Illustration for article titled Thirty Seconds to Mars Jared Leto to Find the Real America Through Hitchhiking and Self-Promotionem/emem/em
Photo: Kevin Winter (Getty Images for KROQ)

Ah, those great American pastimes...hitchhiking, running, spelunking, hot air ballooning, donkey-riding, and promoting a new album. Jared Leto, intense acting man and leader of arena rockers Thirty Seconds to Mars, has a new album called America out this Friday with his band, and is trekking across the country in the spirit of his forefathers Forrest Gump, Borat, and YouTube shit-stirrer Logan Paul.


Leto posted a video on Twitter Monday, detailing the journey as he drove through the streets of New York. “We are starting this insane and amazing journey across the country, Mars Across America...I guess I’m the representative here for the band,” he said through a nervous smile, as I felt pity for the other two martian men who probably have a Rolodex of excuses to get out of Leto’s stunts. The journey’s set to wrap up on Friday in the band’s hometown of Los Angeles, after Leto’s made his way across the country, performed some impromptu street gigs and handed out genetic testing kits from 23andMe to fans.

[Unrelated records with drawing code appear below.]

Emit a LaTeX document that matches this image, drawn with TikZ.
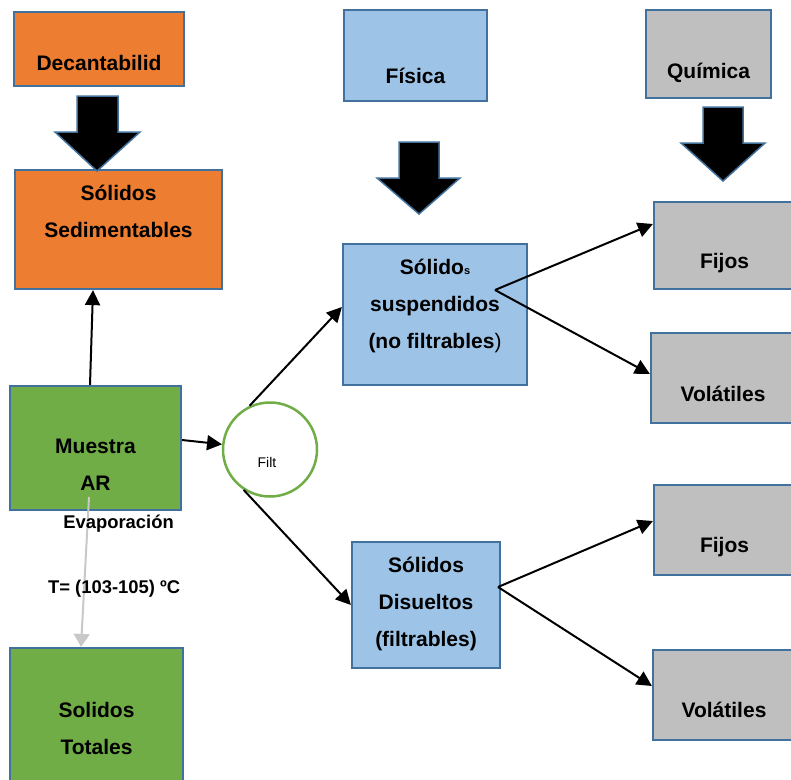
\documentclass[tikz,border=0pt]{standalone}
\usepackage{fontspec}
\setmainfont{Liberation Sans}
\usetikzlibrary{arrows.meta}
\definecolor{naranja}{HTML}{ED7D31}
\definecolor{celeste}{HTML}{9DC3E6}
\definecolor{gris}{HTML}{BFBFBF}
\definecolor{verde}{HTML}{70AD47}
\definecolor{borde}{HTML}{41719C}
\definecolor{grislinea}{HTML}{C8C8C8}

\begin{document}
\begin{tikzpicture}[x=1pt,y=-1pt,
caja/.style={rectangle,draw=borde,line width=2.2pt,inner sep=0pt},
texto/.style={font=\bfseries\fontsize{21}{37}\selectfont,align=center,inner sep=0pt},
flecha/.style={-{Triangle[length=15pt,width=15pt]},line width=2pt,black},
bloque/.style={fill=black,draw=borde,line width=1.5pt,line join=miter},
etiqueta/.style={font=\bfseries\fontsize{18.4}{22}\selectfont,text=black,inner sep=0pt}]
\useasboundingbox (0,0) rectangle (791,779);
%decantabilidad
  \node[caja,fill=naranja,minimum width=170pt,minimum height=74pt,
    label={[texto,yshift=-14pt]center:Decantabilid}] (dec) at (99,49) {};
  \node[caja,fill=naranja,minimum width=207pt,minimum height=119pt,
    label={[texto,yshift=18pt]center:Sólidos\\Sedimentables}] (sed) at (118.5,229.5) {};
%fisica
  \node[caja,fill=celeste,minimum width=143pt,minimum height=91pt,
    label={[texto,yshift=-20pt]center:Física}] (fis) at (415.5,55.5) {};
  \node[caja,fill=celeste,minimum width=184pt,minimum height=141pt,
    label={[texto,yshift=9pt]center:Sólido{\fontsize{11}{11}\selectfont s}\\suspendidos\\(no filtrables{\mdseries)}}] (sus) at (435,314.5) {};
  \node[caja,fill=celeste,minimum width=148pt,minimum height=126pt,
    label={[texto,yshift=1pt]center:Sólidos\\Disueltos\\(filtrables)}] (dis) at (426,605) {};
%quimica
  \node[caja,fill=gris,minimum width=125pt,minimum height=88pt,
    label={[texto,yshift=-18.5pt]center:Química}] (qui) at (708.5,54) {};
  \node[caja,fill=gris,minimum width=141pt,minimum height=87pt,
    label={[texto,yshift=-18pt]center:Fijos}] (fij1) at (724.5,245.5) {};
  \node[caja,fill=gris,minimum width=144pt,minimum height=90pt,
    label={[texto,yshift=-16pt]center:Volátiles}] (vol1) at (723,378) {};
  \node[caja,fill=gris,minimum width=141pt,minimum height=90pt,
    label={[texto,yshift=-17.5pt]center:Fijos}] (fij2) at (724.5,530) {};
  \node[caja,fill=gris,minimum width=142pt,minimum height=90pt,
    label={[texto,yshift=-15pt]center:Volátiles}] (vol2) at (724,695) {};
%muestra
  \node[caja,fill=verde,minimum width=171pt,minimum height=124pt,
    label={[texto,yshift=-16.5pt]center:Muestra\\AR}] (mue) at (95.5,448) {};
  \node[caja,fill=verde,minimum width=173pt,minimum height=137pt,
    label={[texto,yshift=-11.5pt]center:Solidos\\Totales}] (tot) at (96.5,716.5) {};
%filtro
  \node[circle,draw=verde,line width=2.5pt,minimum size=94pt,inner sep=0pt,
    label={[font=\fontsize{14}{16}\selectfont,inner sep=0pt,xshift=-3pt,yshift=-13pt]center:Filt}] (filt) at (270,449.5) {};
%flechas gruesas
  \filldraw[bloque] (77,96) -- (118,96) -- (118,132) -- (140,132) -- (97,171)
    -- (55,132) -- (77,132) -- cycle;
  \filldraw[bloque] (399,142) -- (439,142) -- (439,178) -- (460,178) -- (419,214)
    -- (377,178) -- (399,178) -- cycle;
  \filldraw[bloque] (703,107) -- (743,107) -- (743,143) -- (765,143) -- (723,181)
    -- (681,143) -- (703,143) -- cycle;
%paths
  \coordinate (susout) at (495,290);
  \coordinate (disout) at (498,587);
  \coordinate (evap) at (89,497);
  \path[flecha]
    ([xshift=-5.5pt]mue.north) edge ([xshift=-25.5pt]sed.south)
    ([yshift=8pt]mue.east) edge (filt)
    (filt.115) edge ([yshift=7.5pt]sus.west)
    (filt.237) edge (dis.west)
    (susout) edge ([yshift=21.5pt]fij1.west)
             edge ([yshift=4pt]vol1.west)
    (disout) edge ([yshift=9pt]fij2.west)
             edge ([yshift=9pt]vol2.west);
  \draw[grislinea,line width=2pt,-{Triangle[length=13pt,width=16pt]}]
    (evap) -- ([xshift=-15.5pt]tot.north)
    node[etiqueta,pos=.18,xshift=31pt] (ev) {Evaporación}
    node[etiqueta,pos=.61,xshift=30pt] (temp) {T= (103-105) ºC};
\end{tikzpicture}
\end{document}
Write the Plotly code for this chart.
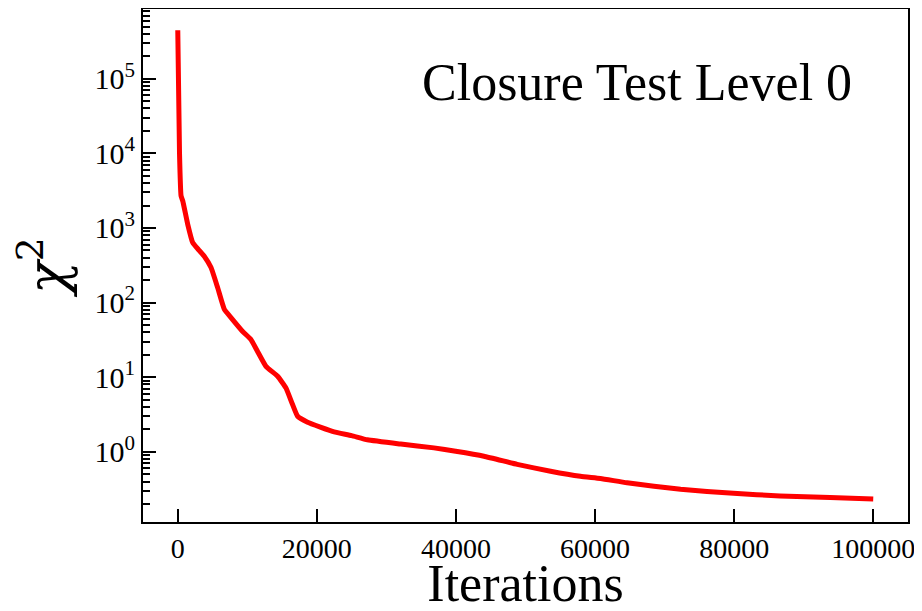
import plotly.graph_objects as go

# chi2 vs training iterations
iterations = [0, 250, 470, 720, 1430, 2150, 3000, 3830, 4780, 5740, 6700, 7650,
              9330, 10520, 11490, 12680, 14360, 15550, 16510, 17230, 18660, 20500,
              22490, 25000, 27270, 32060, 36840, 39960, 44020, 48810, 53600, 57900,
              60770, 64600, 72300, 79900, 86600, 93800, 100000]
chi2 = [446000, 10000, 2700, 2300, 1120, 635, 510, 415, 295, 158, 81, 63,
        41, 32, 22, 14, 10.3, 7.2, 4.3, 3.0, 2.5, 2.15,
        1.85, 1.65, 1.45, 1.27, 1.13, 1.02, 0.875, 0.68, 0.55, 0.47,
        0.44, 0.385, 0.315, 0.278, 0.257, 0.245, 0.233]

y_tickvals = [1, 10, 100, 1000, 10000, 100000]
y_ticktext = ["10<sup>0</sup>", "10<sup>1</sup>", "10<sup>2</sup>",
              "10<sup>3</sup>", "10<sup>4</sup>", "10<sup>5</sup>"]
x_tickvals = [0, 20000, 40000, 60000, 80000, 100000]

FONT = "Liberation Serif"

fig = go.Figure()
fig.add_trace(go.Scatter(x=iterations, y=chi2, mode="lines",
                         line=dict(color="#ff0000", width=5, shape="spline", smoothing=0.4),
                         showlegend=False))

axis_common = dict(showline=True, linecolor="black", linewidth=2, mirror=True,
                   showgrid=False, zeroline=False, ticks="inside", automargin=False,
                   tickcolor="black", tickwidth=2, ticklen=13)

fig.update_xaxes(range=[-5000, 105000], tickvals=x_tickvals, tickformat="d",
                 tickfont=dict(family=FONT, size=28, color="black"),
                 title=dict(text="Iterations", font=dict(family=FONT, size=52, color="black"),
                            standoff=16),
                 **axis_common)
fig.update_yaxes(type="log", range=[-0.94, 5.934], tickvals=y_tickvals, ticktext=y_ticktext,
                 tickfont=dict(family=FONT, size=30, color="black"),
                 minor=dict(ticks="inside", ticklen=7, tickwidth=1.5, tickcolor="black",
                            dtick="D1", showgrid=False),
                 title=dict(text="<i>χ</i><sup>2</sup>",
                            font=dict(family="DejaVu Serif", size=54, color="black")),
                 **axis_common)

fig.add_annotation(text="Closure Test Level 0", xref="paper", yref="paper",
                   x=0.929, y=0.857, xanchor="right", yanchor="middle", showarrow=False,
                   font=dict(family=FONT, size=52, color="black"))

# the page adds ~7px of body margin, so the figure is shrunk and shifted to compensate
fig.update_layout(width=915, height=604, plot_bgcolor="white", paper_bgcolor="white",
                  margin=dict(l=135, r=15, t=1, b=90))

fig.write_html("out.html")
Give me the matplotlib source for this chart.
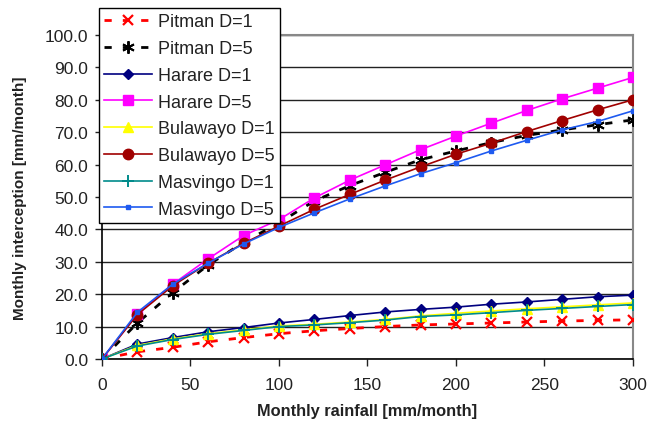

While he was still in New York on Monday, Leto stopped by The Tonight Show with Jimmy Fallon to get things started. (New York to L.A., you know, the real America.) Fallon, on giddy autopilot, played along with Leto’s bit (the singer-actor was lost on the sixth floor of 30 Rock, Fallon helped him get back down to street level). Leto wanted to make sure no one doubted his intention to ride a donkey through the Grand Canyon. “I’m actually doing this, this isn’t a gag,” he promised. After sending rats, bullets, a dead hog, anal beads, and maybe even used condoms to his Suicide Squad castmates, how could we ever doubt the man?